Sunglasz Vendor turn it up to breaking point on Break Glass
- BabyStep Magazine
- 1 hour ago
- 3 min read

Bristol trio Sunglasz Vendor are back with their second album Break Glass (out 5 June), a record that pushes their wiry, off-kilter sound into something louder, messier, and deliberately overwhelming. Recorded with Joseph Futak, the album leans hard into early 2000s alt-rock excess—stacked guitars, crushed dynamics, and a sense of chaos that feels both nostalgic and confrontational.
Led by the frenetic single Guilty Pleasure, the band sharpen their mix of mathy precision and emotional sprawl, taking aim at trend cycles and performative cool while embracing the raw thrill of volume and immediacy. It’s a record about restlessness, delayed change, and creative tension—caught somewhere between “Guitar Hero canon and free-form anarchy.”
Break Glass feels louder, more chaotic, and deliberately overloaded sonically—what pushed you toward that “blown out to absurd proportions” approach, and how did working with Joseph Futak help shape that vision?
I wanted the 'loudness war' vibe that most of the albums that inspired it are often criticised for. Turn of the millennium rock is often chastised online for having no dynamic range but ultimately loudness feels good and is immature and direct in the most satisfying way.
‘Guilty Pleasure’ critiques cycles of trend-chasing and irony in underground music scenes. How do you navigate wanting to belong to a scene while also resisting the pressures and performance that can come with it?
I think as you get older you realise that just wanting to belong to a scene doesn't really achieve anything. You should make the art you want to make so that it exists and so that you get the joy of making it. Presuming you are already in the right place, it either happens or it doesn't. If you are lucky enough to be surrounded by enough other artists whose music and audience overlaps with yours then that is - in large part - luck. We aren't really part of a scene, but I think the main pressure to be wary of is jealousy.
You’ve described Sunglasz Vendor as balancing “Guitar Hero canon and free-form anarchy.” How do you approach writing songs that feel both hooky and unpredictable without one side overpowering the other?
It's hard to formulate it, our ears and fingers are clearly just drawn that way. I love hooky melodies and songs that take your hand and lead you through a journey you didn't even realise that you were expecting. I guess the more experimental side of things partly comes from self-consciousness/critique (feeling stuff has to be weird to be cool) but also a deep seated restlessness that comes from an unknown source. Maybe it's because I have consistently been in a band for most of my life so feel trapped by the form?
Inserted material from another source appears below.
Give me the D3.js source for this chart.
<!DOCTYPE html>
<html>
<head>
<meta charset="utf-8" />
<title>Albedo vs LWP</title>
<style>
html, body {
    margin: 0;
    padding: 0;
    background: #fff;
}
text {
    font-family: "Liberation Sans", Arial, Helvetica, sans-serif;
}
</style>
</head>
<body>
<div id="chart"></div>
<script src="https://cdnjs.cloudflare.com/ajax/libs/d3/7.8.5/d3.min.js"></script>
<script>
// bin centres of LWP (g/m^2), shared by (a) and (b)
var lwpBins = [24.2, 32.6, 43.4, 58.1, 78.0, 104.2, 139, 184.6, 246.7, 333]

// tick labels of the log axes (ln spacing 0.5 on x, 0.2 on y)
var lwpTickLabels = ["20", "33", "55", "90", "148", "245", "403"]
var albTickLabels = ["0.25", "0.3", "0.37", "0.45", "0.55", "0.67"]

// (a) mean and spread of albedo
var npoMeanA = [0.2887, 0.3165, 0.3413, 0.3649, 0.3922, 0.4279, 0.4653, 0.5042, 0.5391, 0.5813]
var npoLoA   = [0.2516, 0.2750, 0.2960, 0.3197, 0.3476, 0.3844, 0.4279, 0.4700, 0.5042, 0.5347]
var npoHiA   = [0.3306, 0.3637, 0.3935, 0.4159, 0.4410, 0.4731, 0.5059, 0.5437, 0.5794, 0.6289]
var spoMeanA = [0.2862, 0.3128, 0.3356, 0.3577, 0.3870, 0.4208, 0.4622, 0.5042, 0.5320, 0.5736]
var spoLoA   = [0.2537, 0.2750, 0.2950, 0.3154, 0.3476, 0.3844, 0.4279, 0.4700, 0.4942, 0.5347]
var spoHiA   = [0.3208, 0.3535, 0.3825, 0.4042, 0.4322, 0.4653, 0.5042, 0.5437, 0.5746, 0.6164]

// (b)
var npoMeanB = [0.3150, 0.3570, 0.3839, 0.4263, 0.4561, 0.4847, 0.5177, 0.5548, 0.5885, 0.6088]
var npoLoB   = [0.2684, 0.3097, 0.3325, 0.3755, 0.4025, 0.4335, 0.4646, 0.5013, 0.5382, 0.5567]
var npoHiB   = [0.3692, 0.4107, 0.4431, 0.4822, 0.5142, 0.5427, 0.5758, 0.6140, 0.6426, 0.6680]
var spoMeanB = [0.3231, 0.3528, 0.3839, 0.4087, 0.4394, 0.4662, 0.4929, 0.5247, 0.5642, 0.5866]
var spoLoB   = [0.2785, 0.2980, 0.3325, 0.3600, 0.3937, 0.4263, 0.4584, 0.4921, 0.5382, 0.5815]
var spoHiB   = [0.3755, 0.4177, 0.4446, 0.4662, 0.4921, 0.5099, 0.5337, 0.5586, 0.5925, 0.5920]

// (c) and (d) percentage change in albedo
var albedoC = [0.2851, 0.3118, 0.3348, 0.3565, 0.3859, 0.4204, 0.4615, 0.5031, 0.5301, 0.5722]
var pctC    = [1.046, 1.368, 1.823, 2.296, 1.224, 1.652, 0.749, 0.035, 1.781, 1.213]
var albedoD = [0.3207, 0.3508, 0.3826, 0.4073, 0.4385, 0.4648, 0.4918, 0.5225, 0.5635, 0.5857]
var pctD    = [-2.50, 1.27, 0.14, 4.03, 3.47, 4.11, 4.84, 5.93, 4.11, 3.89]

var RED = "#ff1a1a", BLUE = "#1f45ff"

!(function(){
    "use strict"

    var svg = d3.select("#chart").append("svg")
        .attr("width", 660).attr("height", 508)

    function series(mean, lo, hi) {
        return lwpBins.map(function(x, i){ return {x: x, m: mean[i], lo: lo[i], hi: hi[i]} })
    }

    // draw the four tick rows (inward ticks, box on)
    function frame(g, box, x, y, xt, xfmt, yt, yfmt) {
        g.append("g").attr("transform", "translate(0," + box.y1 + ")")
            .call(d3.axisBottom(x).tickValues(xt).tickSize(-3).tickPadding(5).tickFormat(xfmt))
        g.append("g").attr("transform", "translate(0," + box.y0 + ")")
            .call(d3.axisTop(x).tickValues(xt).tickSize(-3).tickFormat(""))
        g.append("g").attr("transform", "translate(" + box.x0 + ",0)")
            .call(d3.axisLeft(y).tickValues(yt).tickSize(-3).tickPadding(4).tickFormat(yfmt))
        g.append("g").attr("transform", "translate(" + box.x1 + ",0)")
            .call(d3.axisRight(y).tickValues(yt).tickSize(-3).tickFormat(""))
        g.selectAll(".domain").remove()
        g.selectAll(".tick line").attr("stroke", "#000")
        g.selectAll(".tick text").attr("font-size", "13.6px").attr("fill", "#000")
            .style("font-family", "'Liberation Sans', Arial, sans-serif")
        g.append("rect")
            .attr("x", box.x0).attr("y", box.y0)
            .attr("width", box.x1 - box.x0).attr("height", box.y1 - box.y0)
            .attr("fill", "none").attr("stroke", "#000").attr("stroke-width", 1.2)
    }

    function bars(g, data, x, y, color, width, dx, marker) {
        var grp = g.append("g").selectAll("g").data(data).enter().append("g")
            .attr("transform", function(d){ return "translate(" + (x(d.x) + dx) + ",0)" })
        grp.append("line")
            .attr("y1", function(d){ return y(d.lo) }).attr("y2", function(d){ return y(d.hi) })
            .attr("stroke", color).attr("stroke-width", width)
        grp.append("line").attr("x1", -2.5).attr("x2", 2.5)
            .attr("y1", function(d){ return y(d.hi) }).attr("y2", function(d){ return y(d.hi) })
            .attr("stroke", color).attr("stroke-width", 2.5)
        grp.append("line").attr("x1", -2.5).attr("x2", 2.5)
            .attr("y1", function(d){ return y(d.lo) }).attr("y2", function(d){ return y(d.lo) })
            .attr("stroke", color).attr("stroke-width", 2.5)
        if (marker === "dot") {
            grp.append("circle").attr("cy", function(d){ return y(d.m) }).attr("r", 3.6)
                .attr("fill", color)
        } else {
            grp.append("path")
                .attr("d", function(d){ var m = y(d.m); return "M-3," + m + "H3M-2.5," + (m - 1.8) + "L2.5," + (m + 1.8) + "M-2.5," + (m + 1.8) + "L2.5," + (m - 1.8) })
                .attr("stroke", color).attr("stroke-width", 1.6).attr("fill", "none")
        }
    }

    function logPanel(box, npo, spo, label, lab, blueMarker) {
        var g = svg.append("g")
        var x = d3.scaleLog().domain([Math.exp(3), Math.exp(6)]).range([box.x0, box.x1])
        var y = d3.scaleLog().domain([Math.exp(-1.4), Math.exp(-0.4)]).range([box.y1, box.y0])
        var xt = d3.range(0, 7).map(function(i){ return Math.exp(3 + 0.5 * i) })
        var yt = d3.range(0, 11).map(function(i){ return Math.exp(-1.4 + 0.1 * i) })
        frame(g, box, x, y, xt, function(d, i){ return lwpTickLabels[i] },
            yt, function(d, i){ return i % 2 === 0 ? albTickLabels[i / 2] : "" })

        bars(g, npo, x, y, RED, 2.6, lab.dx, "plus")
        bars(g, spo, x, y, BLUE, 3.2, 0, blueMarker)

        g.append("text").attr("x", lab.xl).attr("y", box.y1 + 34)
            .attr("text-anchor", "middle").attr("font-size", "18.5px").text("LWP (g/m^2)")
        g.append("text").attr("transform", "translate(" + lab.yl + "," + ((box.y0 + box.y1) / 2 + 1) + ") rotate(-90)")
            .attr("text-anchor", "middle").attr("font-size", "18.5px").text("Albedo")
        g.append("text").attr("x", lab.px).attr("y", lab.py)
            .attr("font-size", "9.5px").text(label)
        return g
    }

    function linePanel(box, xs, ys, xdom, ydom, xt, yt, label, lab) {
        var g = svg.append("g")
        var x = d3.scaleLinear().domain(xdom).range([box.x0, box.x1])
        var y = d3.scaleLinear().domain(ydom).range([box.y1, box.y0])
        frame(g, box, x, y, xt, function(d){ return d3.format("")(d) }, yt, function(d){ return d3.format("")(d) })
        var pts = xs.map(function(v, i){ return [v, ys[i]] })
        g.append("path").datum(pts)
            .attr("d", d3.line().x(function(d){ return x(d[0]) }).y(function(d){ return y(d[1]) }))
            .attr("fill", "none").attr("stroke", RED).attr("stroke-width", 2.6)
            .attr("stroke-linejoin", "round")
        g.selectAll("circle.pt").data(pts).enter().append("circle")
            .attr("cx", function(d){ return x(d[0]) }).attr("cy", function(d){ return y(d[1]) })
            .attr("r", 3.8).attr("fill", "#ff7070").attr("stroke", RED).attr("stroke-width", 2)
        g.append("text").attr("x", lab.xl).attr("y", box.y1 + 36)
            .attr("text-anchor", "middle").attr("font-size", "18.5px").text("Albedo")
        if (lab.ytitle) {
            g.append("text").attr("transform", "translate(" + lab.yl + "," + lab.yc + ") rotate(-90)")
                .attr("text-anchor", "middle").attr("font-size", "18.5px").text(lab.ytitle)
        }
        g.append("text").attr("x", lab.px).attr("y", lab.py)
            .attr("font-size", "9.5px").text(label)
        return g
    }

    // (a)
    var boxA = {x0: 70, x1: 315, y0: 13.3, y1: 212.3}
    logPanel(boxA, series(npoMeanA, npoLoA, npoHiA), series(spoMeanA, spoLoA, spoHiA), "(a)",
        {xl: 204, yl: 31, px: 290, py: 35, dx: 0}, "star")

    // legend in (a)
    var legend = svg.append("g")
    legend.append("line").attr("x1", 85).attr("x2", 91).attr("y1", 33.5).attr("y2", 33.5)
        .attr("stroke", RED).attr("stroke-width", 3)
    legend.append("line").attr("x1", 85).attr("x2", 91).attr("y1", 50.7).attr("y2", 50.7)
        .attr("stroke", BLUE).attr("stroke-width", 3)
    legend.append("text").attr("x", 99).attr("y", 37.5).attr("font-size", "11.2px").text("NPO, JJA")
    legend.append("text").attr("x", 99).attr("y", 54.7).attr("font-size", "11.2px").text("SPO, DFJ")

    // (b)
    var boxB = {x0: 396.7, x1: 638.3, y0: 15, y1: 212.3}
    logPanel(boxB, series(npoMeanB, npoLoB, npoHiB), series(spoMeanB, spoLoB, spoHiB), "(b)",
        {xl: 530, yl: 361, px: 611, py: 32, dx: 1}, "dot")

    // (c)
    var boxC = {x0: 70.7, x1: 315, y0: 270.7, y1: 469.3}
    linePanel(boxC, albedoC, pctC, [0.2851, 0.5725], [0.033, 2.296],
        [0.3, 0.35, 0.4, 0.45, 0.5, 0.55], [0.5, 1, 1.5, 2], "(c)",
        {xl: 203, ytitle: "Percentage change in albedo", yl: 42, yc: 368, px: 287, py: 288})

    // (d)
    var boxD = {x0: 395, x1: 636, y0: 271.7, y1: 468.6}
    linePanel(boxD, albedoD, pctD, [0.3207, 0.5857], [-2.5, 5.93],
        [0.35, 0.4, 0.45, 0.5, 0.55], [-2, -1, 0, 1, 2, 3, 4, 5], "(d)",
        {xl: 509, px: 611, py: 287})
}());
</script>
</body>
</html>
I grew up listening to quite a lot of jazz via my dad, maybe that has something to do with it?
There’s a strong thread in Break Glass about delayed change and personal upheaval. Was there a particular moment or mindset that became the emotional centre of this record?
The overarching mindset is the realisation that I need to stop coasting and expecting good things to just happen without huge amounts of effort on my part. In some areas of my life I have always practised this, but in others I have far too much faith in inaction. 'Life doesn't happen to you' kinda vibe.
Coming from Bristol’s experimental scene but leaning into early 2000s alt-rock and emo nostalgia, how do you see Sunglasz Vendor reinterpreting those influences rather than simply revisiting them?
Because you have three musicians that are rooted in some of the weirdest city's weirdest bands trying and failing to write the next Everlong. Bristol has an incredible electronic, noise and experimental scene and while this band is - in many ways - a counteractive force, we are no doubt indebted to it.